The strategy is very simple and logic. For the massification of electric cars the priorities are a widespread and visible charging infrastructure and lower prices, also important but in a lower scale is better range and faster charging. But where are we now?
The Alliance clearly needs to step up its game, the year to date results aren’t good.
The most sold plug-in car in the USA is the Tesla Model S, that Ghosn considers to be in a niche market, while the Nissan Leaf that is considered a mass market car is in fifth place.
In Europe, the Nissan Leaf is relegated to third place. But at least the most sold plug-in car title is in the family with the Renault Zoe being the number one. The Mitsubishi Outlander PHEV is the number two.
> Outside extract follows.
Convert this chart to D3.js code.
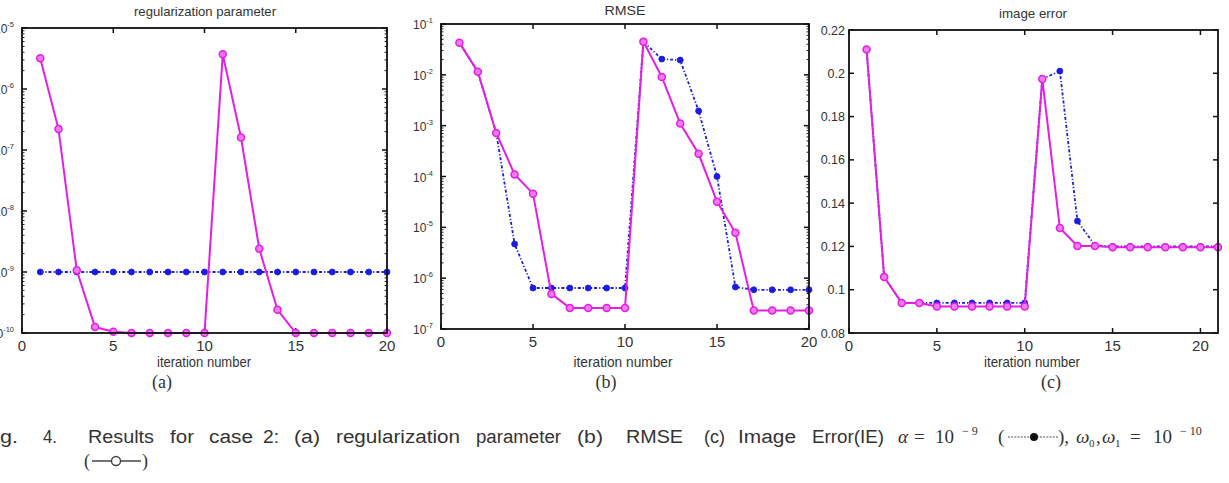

The upcoming Chevrolet Bolt and the recently improved BMW i3 are the most direct competitors to the Alliance’s electric cars. With the right price, the Renault Zoe R400 and the facelifted Nissan Leaf shouldn’t have much problems getting the top positions of the most sold plug-in cars. The range provided by the 40 kWh batteries is enough in most cases, especially with the increasing number of public charging stations. While 60 kWh batteries are great, the more affordable and lighter 40 kWh batteries provide a great balance between range, cost and efficiency.
It’s very likely that the Renault Zoe R400 will have 100 kW fast charging capability with the CCS standard, the same isn’t true for the facelifted Leaf. Charging at 100 kW will only be possible if Nissan starts using a TMS (thermal management system). Dropping the CHAdeMO in the USA and Europe in favor of the CCS standard is also a strong possibility.
One thing is clear, Nissan is well prepared to regain the leadership. The company already produces the Nissan Leaf in four different locations around the world, it has the high volume production capacity advantage that no other has yet. It’s time to increase production and drop the prices.